◆ **Exercise directions**
Without the pictures, extract every line from the start of the material to the line containing "dashes = [[1, 0], [7.4, 3.2], [1.5, 2.5]]", both ends included.

◆ **Source excerpt**
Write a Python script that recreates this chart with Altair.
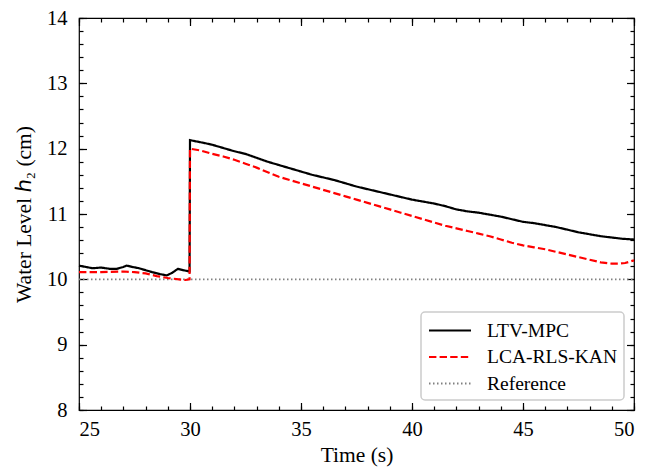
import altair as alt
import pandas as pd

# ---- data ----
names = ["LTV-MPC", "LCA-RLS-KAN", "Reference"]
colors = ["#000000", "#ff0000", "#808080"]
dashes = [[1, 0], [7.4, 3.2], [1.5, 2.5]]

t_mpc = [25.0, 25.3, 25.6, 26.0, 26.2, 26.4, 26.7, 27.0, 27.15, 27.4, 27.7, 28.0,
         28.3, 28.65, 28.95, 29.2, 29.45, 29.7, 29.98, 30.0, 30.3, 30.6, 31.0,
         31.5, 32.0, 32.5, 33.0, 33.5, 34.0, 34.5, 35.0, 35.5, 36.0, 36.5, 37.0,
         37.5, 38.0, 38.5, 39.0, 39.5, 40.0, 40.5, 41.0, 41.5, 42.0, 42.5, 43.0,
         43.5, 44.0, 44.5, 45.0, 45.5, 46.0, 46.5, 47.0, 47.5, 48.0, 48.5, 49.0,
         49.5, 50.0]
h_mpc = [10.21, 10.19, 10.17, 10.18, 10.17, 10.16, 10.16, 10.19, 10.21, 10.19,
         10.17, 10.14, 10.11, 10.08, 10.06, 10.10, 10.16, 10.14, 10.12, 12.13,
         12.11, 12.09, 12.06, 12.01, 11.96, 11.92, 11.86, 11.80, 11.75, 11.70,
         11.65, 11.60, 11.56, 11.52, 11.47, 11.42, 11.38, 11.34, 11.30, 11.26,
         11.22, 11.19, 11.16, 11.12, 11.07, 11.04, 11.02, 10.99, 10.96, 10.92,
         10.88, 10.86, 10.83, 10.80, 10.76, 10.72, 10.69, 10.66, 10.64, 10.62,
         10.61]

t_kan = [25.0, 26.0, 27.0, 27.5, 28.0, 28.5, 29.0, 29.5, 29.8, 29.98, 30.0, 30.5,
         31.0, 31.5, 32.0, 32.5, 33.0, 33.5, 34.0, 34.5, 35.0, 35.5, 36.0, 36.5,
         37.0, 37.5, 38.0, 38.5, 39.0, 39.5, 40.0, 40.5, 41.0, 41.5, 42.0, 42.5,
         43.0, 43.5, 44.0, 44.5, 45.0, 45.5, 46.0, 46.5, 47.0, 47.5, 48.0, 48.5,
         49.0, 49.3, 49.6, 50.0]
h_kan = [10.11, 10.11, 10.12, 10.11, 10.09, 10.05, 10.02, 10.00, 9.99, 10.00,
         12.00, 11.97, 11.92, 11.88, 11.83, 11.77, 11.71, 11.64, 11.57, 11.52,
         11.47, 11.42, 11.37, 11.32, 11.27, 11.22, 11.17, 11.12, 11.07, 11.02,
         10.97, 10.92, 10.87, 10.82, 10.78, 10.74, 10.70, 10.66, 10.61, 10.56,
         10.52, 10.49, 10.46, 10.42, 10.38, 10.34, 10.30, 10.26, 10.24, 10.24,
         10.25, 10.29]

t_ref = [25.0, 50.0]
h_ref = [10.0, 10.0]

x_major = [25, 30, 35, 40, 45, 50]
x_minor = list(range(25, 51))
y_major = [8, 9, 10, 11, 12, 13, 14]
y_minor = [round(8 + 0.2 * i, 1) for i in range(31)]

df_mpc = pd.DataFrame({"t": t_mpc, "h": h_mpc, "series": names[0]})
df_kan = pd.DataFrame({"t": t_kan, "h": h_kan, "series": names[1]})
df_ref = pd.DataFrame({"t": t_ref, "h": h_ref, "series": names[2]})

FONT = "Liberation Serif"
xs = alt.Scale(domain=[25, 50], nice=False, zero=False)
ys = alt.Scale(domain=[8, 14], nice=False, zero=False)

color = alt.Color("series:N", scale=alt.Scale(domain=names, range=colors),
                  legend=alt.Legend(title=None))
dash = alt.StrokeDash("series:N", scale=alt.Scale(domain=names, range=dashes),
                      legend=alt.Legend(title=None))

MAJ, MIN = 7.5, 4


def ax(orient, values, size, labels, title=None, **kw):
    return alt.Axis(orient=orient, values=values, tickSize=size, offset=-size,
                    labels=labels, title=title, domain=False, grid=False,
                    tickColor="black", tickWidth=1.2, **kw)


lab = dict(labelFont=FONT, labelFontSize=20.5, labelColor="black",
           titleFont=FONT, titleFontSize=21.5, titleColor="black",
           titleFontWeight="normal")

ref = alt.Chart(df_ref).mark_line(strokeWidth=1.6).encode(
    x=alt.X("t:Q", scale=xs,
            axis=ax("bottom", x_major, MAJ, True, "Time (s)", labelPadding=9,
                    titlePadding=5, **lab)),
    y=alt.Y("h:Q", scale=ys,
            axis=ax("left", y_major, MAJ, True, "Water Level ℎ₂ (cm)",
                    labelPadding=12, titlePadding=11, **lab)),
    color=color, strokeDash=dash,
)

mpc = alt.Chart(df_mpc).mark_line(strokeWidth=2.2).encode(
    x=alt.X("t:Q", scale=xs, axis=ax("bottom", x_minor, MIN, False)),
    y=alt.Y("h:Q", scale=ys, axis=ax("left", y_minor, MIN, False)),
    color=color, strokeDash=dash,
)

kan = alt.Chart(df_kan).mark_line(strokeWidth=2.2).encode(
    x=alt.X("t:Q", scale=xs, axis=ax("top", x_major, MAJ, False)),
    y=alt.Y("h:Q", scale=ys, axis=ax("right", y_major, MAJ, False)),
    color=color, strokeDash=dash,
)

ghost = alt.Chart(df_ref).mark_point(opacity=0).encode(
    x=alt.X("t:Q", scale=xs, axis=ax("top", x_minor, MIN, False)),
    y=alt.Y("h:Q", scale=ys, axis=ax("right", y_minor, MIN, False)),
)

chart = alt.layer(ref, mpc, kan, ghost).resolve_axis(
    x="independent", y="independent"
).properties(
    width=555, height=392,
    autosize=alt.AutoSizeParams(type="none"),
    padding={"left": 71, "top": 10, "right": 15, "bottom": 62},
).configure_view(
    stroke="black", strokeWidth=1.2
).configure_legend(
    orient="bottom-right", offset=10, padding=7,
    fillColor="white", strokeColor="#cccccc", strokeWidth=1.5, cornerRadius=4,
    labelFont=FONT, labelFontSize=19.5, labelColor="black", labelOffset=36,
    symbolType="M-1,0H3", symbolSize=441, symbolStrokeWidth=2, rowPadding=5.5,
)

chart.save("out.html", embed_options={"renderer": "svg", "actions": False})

◆ **Expected answer**
Write a Python script that recreates this chart with Altair.
import altair as alt
import pandas as pd

# ---- data ----
names = ["LTV-MPC", "LCA-RLS-KAN", "Reference"]
colors = ["#000000", "#ff0000", "#808080"]
dashes = [[1, 0], [7.4, 3.2], [1.5, 2.5]]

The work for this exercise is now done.